◆ **What you should do**: Print exactly the part opening with the line containing "Clone this chart in Bokeh." and closing with the line containing "from bokeh.resources import INLINE", with both of those lines included.

===== Material

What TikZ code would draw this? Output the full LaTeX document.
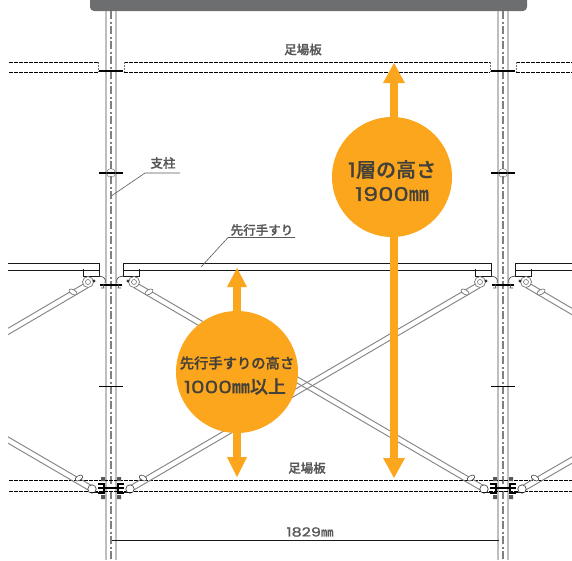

==========
===== Material

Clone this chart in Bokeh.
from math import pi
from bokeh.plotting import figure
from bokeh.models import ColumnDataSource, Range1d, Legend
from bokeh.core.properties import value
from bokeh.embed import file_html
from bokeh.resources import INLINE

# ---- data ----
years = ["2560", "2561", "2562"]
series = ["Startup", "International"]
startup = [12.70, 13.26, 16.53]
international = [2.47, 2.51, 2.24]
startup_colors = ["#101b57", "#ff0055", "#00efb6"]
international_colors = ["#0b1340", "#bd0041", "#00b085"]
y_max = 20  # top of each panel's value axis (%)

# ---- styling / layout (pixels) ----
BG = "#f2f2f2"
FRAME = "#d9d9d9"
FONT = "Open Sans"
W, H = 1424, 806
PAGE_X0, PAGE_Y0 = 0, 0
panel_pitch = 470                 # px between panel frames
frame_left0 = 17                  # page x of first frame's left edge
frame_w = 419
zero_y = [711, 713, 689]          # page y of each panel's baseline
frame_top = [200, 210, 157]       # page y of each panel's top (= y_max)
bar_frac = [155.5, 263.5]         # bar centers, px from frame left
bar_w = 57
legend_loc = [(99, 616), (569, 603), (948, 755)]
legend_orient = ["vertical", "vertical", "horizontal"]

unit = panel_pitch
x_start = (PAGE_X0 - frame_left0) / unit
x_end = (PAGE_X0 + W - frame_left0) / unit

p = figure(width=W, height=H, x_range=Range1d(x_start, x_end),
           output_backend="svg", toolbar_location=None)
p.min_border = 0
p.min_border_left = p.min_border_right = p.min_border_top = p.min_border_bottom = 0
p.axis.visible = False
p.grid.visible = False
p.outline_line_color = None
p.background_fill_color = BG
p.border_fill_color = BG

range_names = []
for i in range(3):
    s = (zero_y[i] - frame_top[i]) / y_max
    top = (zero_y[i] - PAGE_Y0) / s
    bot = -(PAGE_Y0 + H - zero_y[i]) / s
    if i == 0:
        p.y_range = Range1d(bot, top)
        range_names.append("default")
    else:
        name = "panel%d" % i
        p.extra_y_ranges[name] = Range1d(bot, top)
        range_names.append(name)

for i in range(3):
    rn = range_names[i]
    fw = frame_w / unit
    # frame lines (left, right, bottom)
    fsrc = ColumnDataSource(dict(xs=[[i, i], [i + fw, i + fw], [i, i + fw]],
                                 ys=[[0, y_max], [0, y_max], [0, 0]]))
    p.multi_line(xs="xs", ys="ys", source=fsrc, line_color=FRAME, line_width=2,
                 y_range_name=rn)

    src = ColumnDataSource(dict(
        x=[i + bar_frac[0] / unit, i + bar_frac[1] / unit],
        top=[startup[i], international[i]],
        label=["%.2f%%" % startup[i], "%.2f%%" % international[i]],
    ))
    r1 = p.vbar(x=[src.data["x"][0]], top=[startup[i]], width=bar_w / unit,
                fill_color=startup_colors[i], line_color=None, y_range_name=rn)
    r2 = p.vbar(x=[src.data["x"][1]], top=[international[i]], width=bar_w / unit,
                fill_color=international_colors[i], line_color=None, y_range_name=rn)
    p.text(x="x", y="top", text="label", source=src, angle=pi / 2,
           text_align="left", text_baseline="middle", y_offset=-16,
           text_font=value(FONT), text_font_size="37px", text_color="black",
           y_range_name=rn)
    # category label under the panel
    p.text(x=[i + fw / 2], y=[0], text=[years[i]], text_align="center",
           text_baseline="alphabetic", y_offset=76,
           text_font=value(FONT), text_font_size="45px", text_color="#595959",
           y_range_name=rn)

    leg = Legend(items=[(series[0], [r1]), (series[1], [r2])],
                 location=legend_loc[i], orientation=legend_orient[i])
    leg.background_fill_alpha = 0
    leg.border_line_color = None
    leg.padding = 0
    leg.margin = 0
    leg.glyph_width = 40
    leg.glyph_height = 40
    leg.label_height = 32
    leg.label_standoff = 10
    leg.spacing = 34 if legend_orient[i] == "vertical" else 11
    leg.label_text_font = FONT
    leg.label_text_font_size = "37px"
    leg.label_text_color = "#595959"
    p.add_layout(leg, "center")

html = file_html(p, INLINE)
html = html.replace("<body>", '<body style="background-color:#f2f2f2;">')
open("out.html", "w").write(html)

==========

◆ **Finished exercise**:
Clone this chart in Bokeh.
from math import pi
from bokeh.plotting import figure
from bokeh.models import ColumnDataSource, Range1d, Legend
from bokeh.core.properties import value
from bokeh.embed import file_html
from bokeh.resources import INLINE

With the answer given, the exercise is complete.